The PSC visit needs to take these efforts into consideration and find synergy in a way that prevents duplication and appropriately maximises the collective commitment of both the AU and the UN to deal with existing challenges to peace in Somalia.
Options for addressing the challenge
This is not the first time the AU is using visiting missions as an avenue for first-hand information gathering. It is, however, important for the AU to find ways of maximising its regular use as an important conflict prevention and management tool. To achieve that, the AU will have to take a number of things into consideration.
First, visiting missions to specific conflict areas or areas of concern will have to be more frequent, particularly in the midst of major threats to progress in situations such as Somalia. This will ensure that the AU’s presence and relevance on the ground, as well as the PSC’s first-hand information gathering capacity, are enhanced in a way that makes its decision-making easier.

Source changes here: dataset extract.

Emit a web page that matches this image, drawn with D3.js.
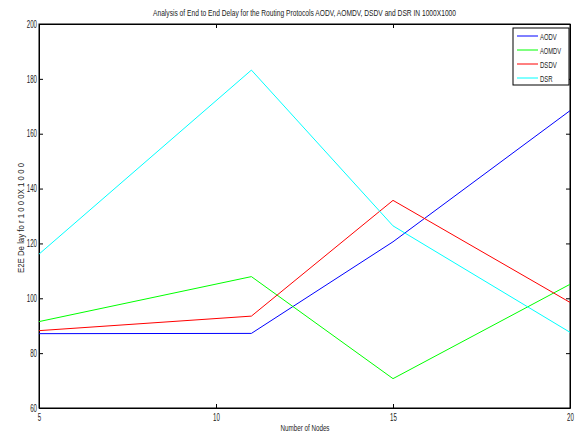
<!DOCTYPE html>
<html>
<head>
<meta charset="utf-8">
<script src="https://cdn.jsdelivr.net/npm/d3@7"></script>
<style>
  body { margin: 0; background: #fff; }
  text { font-family: "Liberation Sans", Arial, sans-serif; fill: #222; }
</style>
</head>
<body>
<div id="chart"></div>
<script>
// data
const nodes = [5, 11, 15, 20];
const aodv  = [87.1, 87.2, 120.6, 168.4];
const aomdv = [91.5, 107.9, 70.7, 105.1];
const dsdv  = [88.2, 93.5, 135.7, 98.5];
const dsr   = [116.1, 183.2, 126.4, 87.6];
const xTicks = [5, 10, 15, 20];
const yTicks = [60, 80, 100, 120, 140, 160, 180, 200];

const series = [
    { name: "AODV", values: aodv, color: "#0000ff" },
    { name: "AOMDV", values: aomdv, color: "#00ff00" },
    { name: "DSDV", values: dsdv, color: "#ff0000" },
    { name: "DSR", values: dsr, color: "#00ffff" }
];

const width = 575, height = 434;
const m = { top: 24, right: 5, bottom: 26, left: 39 };
const w = width - m.left - m.right;
const h = height - m.top - m.bottom;

// the original font is a narrow one, so squeeze text to its width
const squeeze = (sel, len) => sel
    .attr("textLength", len)
    .attr("lengthAdjust", "spacingAndGlyphs");

const svg = d3.select("#chart").append("svg")
    .attr("width", width)
    .attr("height", height);

const g = svg.append("g").attr("transform", `translate(${m.left},${m.top})`);

const x = d3.scaleLinear().domain([5, 20]).range([0, w]);
const y = d3.scaleLinear().domain([60, 200]).range([h, 0]);

// box
g.append("rect")
    .attr("width", w).attr("height", h)
    .attr("fill", "none").attr("stroke", "#000").attr("stroke-width", 1);

// axes, ticks pointing inward
const axB = g.append("g").attr("transform", `translate(0,${h})`)
    .call(d3.axisBottom(x).tickValues(xTicks).tickSizeInner(-4).tickSizeOuter(0).tickPadding(6));
const axT = g.append("g")
    .call(d3.axisTop(x).tickValues(xTicks).tickSizeInner(-4).tickSizeOuter(0).tickFormat(""));
const axL = g.append("g")
    .call(d3.axisLeft(y).tickValues(yTicks).tickSizeInner(-4).tickSizeOuter(0).tickPadding(2));
const axR = g.append("g").attr("transform", `translate(${w},0)`)
    .call(d3.axisRight(y).tickValues(yTicks).tickSizeInner(-4).tickSizeOuter(0).tickFormat(""));

[axB, axT, axL, axR].forEach(a => {
    a.select(".domain").attr("stroke", "#000");
    a.selectAll(".tick line").attr("stroke", "#000");
    a.selectAll("text")
        .style("font-size", "10px")
        .attr("fill", "#333")
        .each(function () {
            squeeze(d3.select(this), this.textContent.length * 3.4);
        });
});

// lines
const line = d3.line()
    .x((d, i) => x(nodes[i]))
    .y(d => y(d));

g.selectAll(".series")
    .data(series)
    .enter()
    .append("path")
    .attr("d", d => line(d.values))
    .attr("fill", "none")
    .attr("stroke", d => d.color)
    .attr("stroke-width", 1);

// title and labels
svg.append("text")
    .attr("x", m.left + w / 2).attr("y", 16)
    .attr("text-anchor", "middle")
    .style("font-size", "9.5px")
    .text("Analysis of End to End Delay for the Routing Protocols AODV, AOMDV, DSDV and DSR IN 1000X1000")
    .call(squeeze, 303);

svg.append("text")
    .attr("x", 305).attr("y", 431)
    .attr("text-anchor", "middle")
    .style("font-size", "9px")
    .text("Number of Nodes")
    .call(squeeze, 49);

svg.append("text")
    .attr("transform", `translate(24,218) rotate(-90)`)
    .attr("text-anchor", "middle")
    .style("font-size", "9px")
    .text("E2E De lay fo r 1 0 0 0X 1 0 0 0")
    .call(squeeze, 110);

// legend
const lg = svg.append("g").attr("transform", "translate(513,28)");
lg.append("rect")
    .attr("width", 56).attr("height", 57)
    .attr("fill", "#fff").attr("stroke", "#000").attr("stroke-width", 1);
const items = lg.selectAll(".item")
    .data(series)
    .enter()
    .append("g")
    .attr("transform", (d, i) => `translate(0,${8 + i * 14})`);
items.append("line")
    .attr("x1", 4).attr("x2", 25)
    .attr("stroke", d => d.color).attr("stroke-width", 1);
items.append("text")
    .attr("x", 27).attr("y", 3.5)
    .style("font-size", "9px")
    .text(d => d.name)
    .each(function (d) {
        squeeze(d3.select(this), d.name.length * 4.2);
    });
</script>
</body>
</html>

Visiting missions to specific conflict areas or areas of concern will have to be more frequent
It is also important for the PSC to consider making the visits precede discussions and briefings on particular countries. In cases where this is not possible, attempts should be made to use the visits as an avenue to address issues raised during briefings.
The options available to the PSC in this case are largely in terms of the use of its preventive diplomacy and good offices to, first, de-escalate the rising tensions, reinforce the message on the need for political consensus in making and sustaining progress, and push for a discussion of the relationship between the federal government and regional states in the on-going constitutional review process ahead of the 2020/21 elections.